È indispensabile, allora, un accompagnamento che non si limiti all’ingresso in comunità, perché i processi di maturazione sono lunghi e articolati, e non bastano uno o due anni. La Chiesa deve necessariamente dare indicazioni canoniche minime per le diverse tappe formative, ma nel concreto della vita spesso i tempi di maturazione sono più ampi. Come lei saprà per esperienza, occorre tempo, pazienza, e attesa che la persona entri in contatto con se stessa e prenda coscienza di ciò che c’è da migliorare.

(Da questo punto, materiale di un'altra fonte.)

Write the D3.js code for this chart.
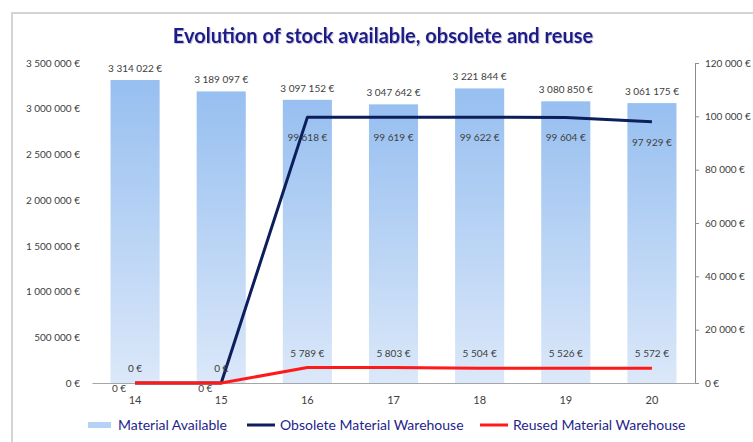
<!DOCTYPE html>
<html>
<head>
<meta charset="utf-8">
<script src="https://cdn.jsdelivr.net/npm/d3@7"></script>
<style>
  html, body { margin: 0; padding: 0; background: #fff; }
  svg { display: block; }
</style>
</head>
<body>
<svg id="chart" width="753" height="442"></svg>
<script>
const categories = ["14", "15", "16", "17", "18", "19", "20"];
const materialAvailable = [3314022, 3189097, 3097152, 3047642, 3221844, 3080850, 3061175];
const obsoleteWarehouse = [0, 0, 99618, 99619, 99622, 99604, 97929];
const reusedWarehouse = [0, 0, 5789, 5803, 5504, 5526, 5572];
const leftTicks = [0, 500000, 1000000, 1500000, 2000000, 2500000, 3000000, 3500000];
const rightTicks = [0, 20000, 40000, 60000, 80000, 100000, 120000];
const seriesNames = ["Material Available", "Obsolete Material Warehouse", "Reused Material Warehouse"];
const titleText = "Evolution of stock available, obsolete and reuse";

const svg = d3.select("#chart");
const fontFam = "Lato, 'Open Sans', sans-serif";
const loc = d3.formatLocale({ decimal: ",", thousands: "\u00a0", grouping: [3], currency: ["", "\u00a0€"] });
const fmt = v => loc.format(",.0f")(v) + "\u00a0€";

const plot = { left: 92, right: 695, top: 63, bottom: 383 };

// frame
svg.append("rect").attr("x", 12).attr("y", 13).attr("width", 800).attr("height", 500)
  .attr("fill", "#fff").attr("stroke", "#d4d4d4").attr("stroke-width", 2);

// gradient
const defs = svg.append("defs");
const grad = defs.append("linearGradient").attr("id", "barGrad")
  .attr("x1", 0).attr("y1", 0).attr("x2", 0).attr("y2", 1);
grad.append("stop").attr("offset", "0%").attr("stop-color", "#97bff0");
grad.append("stop").attr("offset", "100%").attr("stop-color", "#dbe8f9");
const filt = defs.append("filter").attr("id", "tshadow").attr("x", "-5%").attr("y", "-20%").attr("width", "110%").attr("height", "140%");
filt.append("feDropShadow").attr("dx", 0.8).attr("dy", 0.8).attr("stdDeviation", 0.6).attr("flood-color", "#8a7fbf").attr("flood-opacity", 0.6);

const x = d3.scaleBand().domain(categories).range([plot.left, plot.right]).paddingInner(0.43).paddingOuter(0.215);
const xc = d => x(d) + x.bandwidth() / 2;
const yL = d3.scaleLinear().domain([0, 3500000]).range([plot.bottom, plot.top]);
const yR = d3.scaleLinear().domain([0, 120000]).range([plot.bottom, plot.top]);

// title
svg.append("text").attr("x", 383).attr("y", 43).attr("text-anchor", "middle")
  .attr("font-family", fontFam).attr("font-weight", "bold").attr("font-size", 20)
  .attr("fill", "#1b1b86").attr("filter", "url(#tshadow)").text(titleText);

// bars
svg.append("g").selectAll("rect").data(materialAvailable).join("rect")
  .attr("x", (d, i) => x(categories[i]))
  .attr("width", x.bandwidth())
  .attr("y", d => yL(d))
  .attr("height", d => plot.bottom - yL(d))
  .attr("fill", "url(#barGrad)");

// left axis (labels only)
const gL = svg.append("g").attr("transform", `translate(${plot.left - 8},0)`)
  .call(d3.axisLeft(yL).tickValues(leftTicks).tickFormat(fmt).tickSize(0).tickPadding(4));
gL.select(".domain").remove();
gL.selectAll("text").attr("font-family", fontFam).attr("font-size", 10).attr("fill", "#404040");

// right axis
const gR = svg.append("g").attr("transform", `translate(${plot.right},0)`)
  .call(d3.axisRight(yR).tickValues(rightTicks).tickFormat(fmt).tickSize(4).tickPadding(6));
gR.select(".domain").attr("stroke", "#8c8c8c");
gR.selectAll(".tick line").attr("stroke", "#8c8c8c");
gR.selectAll("text").attr("font-family", fontFam).attr("font-size", 10).attr("fill", "#404040");

// baseline / x axis
const gX = svg.append("g").attr("transform", `translate(0,${plot.bottom})`)
  .call(d3.axisBottom(x).tickSize(0).tickPadding(13));
gX.select(".domain").attr("stroke", "#a6a6a6").attr("stroke-width", 1.2);
gX.selectAll("text").attr("font-family", fontFam).attr("font-size", 11).attr("fill", "#404040");

// bar labels
svg.append("g").selectAll("text").data(materialAvailable).join("text")
  .attr("x", (d, i) => xc(categories[i]))
  .attr("y", d => yL(d) - 8)
  .attr("text-anchor", "middle")
  .attr("font-family", fontFam).attr("font-size", 10).attr("fill", "#404040")
  .text(d => fmt(d));

// lines
const lineObs = d3.line().x((d, i) => xc(categories[i])).y(d => yR(d));
svg.append("path").datum(obsoleteWarehouse).attr("d", lineObs)
  .attr("fill", "none").attr("stroke", "#0c1f5c").attr("stroke-width", 3).attr("stroke-linejoin", "round");
svg.append("path").datum(reusedWarehouse).attr("d", lineObs)
  .attr("fill", "none").attr("stroke", "#ff1a1a").attr("stroke-width", 3).attr("stroke-linejoin", "round");

// obsolete labels (below)
svg.append("g").selectAll("text").data(obsoleteWarehouse).join("text")
  .attr("x", (d, i) => xc(categories[i]) + (d === 0 ? -16 : 0))
  .attr("y", d => yR(d) + (d === 0 ? 9 : 24))
  .attr("text-anchor", "middle")
  .attr("font-family", fontFam).attr("font-size", 10).attr("fill", "#404040")
  .text(d => fmt(d));

// reused labels (above)
svg.append("g").selectAll("text").data(reusedWarehouse).join("text")
  .attr("x", (d, i) => xc(categories[i]))
  .attr("y", d => yR(d) - 11)
  .attr("text-anchor", "middle")
  .attr("font-family", fontFam).attr("font-size", 10).attr("fill", "#404040")
  .text(d => fmt(d));

// legend
const lg = svg.append("g");
const legendItems = [
  { name: seriesNames[0], x0: 88, type: "bar" },
  { name: seriesNames[1], x0: 247, type: "obs" },
  { name: seriesNames[2], x0: 480, type: "reu" }
];
legendItems.forEach(it => {
  if (it.type === "bar") {
    lg.append("rect").attr("x", it.x0).attr("y", 422).attr("width", 23).attr("height", 6).attr("fill", "#b5d2f5");
  } else {
    lg.append("line").attr("x1", it.x0).attr("x2", it.x0 + 28).attr("y1", 425).attr("y2", 425)
      .attr("stroke", it.type === "obs" ? "#0c1f5c" : "#ff1a1a").attr("stroke-width", 3);
  }
  lg.append("text").attr("x", it.x0 + (it.type === "bar" ? 30 : 33)).attr("y", 430)
    .attr("font-family", fontFam).attr("font-size", 14).attr("fill", "#1f1f8c").text(it.name);
});
</script>
</body>
</html>
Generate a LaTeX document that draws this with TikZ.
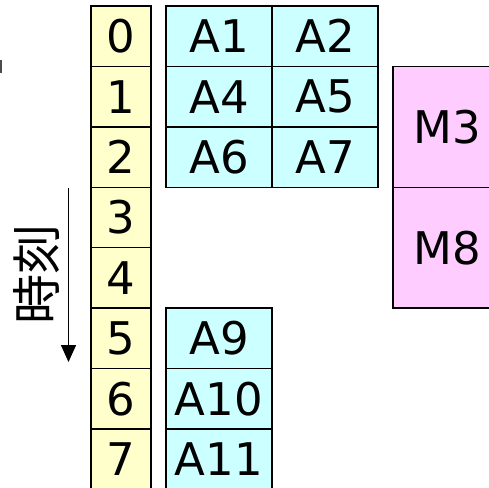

Un altro aspetto che mi sembra molto importante è che oggi le persone giovani (soprattutto), ma spesso anche le meno giovani, hanno bisogno di essere continuamente motivate.
Il concetto di obbedienza, ad esempio, che un tempo rendeva indiscutibili tutta una serie di regole e comportamenti, oggi manca proprio come categoria interiore. E questo, penso, abbia una ragione: i giovani sono su un’altra lunghezza d’onda rispetto alle generazioni precedenti, si portano dentro una complessità che viene sia da un ambiente familiare (e sociale) molte volte frammentato, conflittuale e diviso, sia dalla loro personale vulnerabilità emotiva ed affettiva. Questo non li rende peggiori, semplicemente sono diversi, più emotivi, più bisognosi di riscontri e di incoraggiamento.
Come ha spiegato un autorevole rappresentante della Congregazione per la Vita Consacrata in un recente incontro, oggi chi abbandona la vita in comune non lo fa perché la sente troppo impegnativa, né perché ha problemi comunitari, ma perché non ha trovato lì la propria felicità. È un aspetto estremamente serio. So che il concetto di felicità andrebbe declinato meglio e mi ripropongo di farlo in un altro numero.
Può apparire pesante e fastidioso per un formatore sentirsi addosso l’onere di dover sostenere le motivazioni altrui, eppure oggi è indispensabile. I giovani hanno bisogno di potersi esprimere, come lei giustamente dice nel corso del suo scritto, di avere la possibilità di parlare, di confrontarsi, di dialogare, di incontrare degli “attivatori di senso”, dei testimoni appassionati. Non c’è nulla di scontato per loro e con loro.
Lei ha anche ragione ad evidenziare che spesso appaiono indolenti rispetto alle responsabilità. Anche questo purtroppo è parte della generazione attuale, poco fiduciosa in se stessa, poco allenata all’impegno in prima persona. È importante, quindi, che fin dai primi passi i giovani abbiano la possibilità di sperimentare dei compiti dentro e fuori la comunità, che possano però portare avanti con un margine di autonomia. Essi spesso lamentano che la fiducia è solo apparente perché non appena provano a mettere in gioco un po’ di creatività personale vengono “richiamati all’ordine”. Certo, non ogni iniziativa originale è giusta, ma osiamo un po’ più di fiducia.
Perciò, a conclusione, comprendo bene le sue preoccupazioni. E siccome il carico è gravoso, non rimanga da sola a portarlo: se possibile formi un’équipe di formatori/educatori. Confrontarsi in uno scambio continuo di esperienze, anche tra realtà carismatiche diverse, potrà aiutarla a sviluppare nuove proposte, a confrontare e trovare insieme nuove strategie di accompagnamento e motivazione.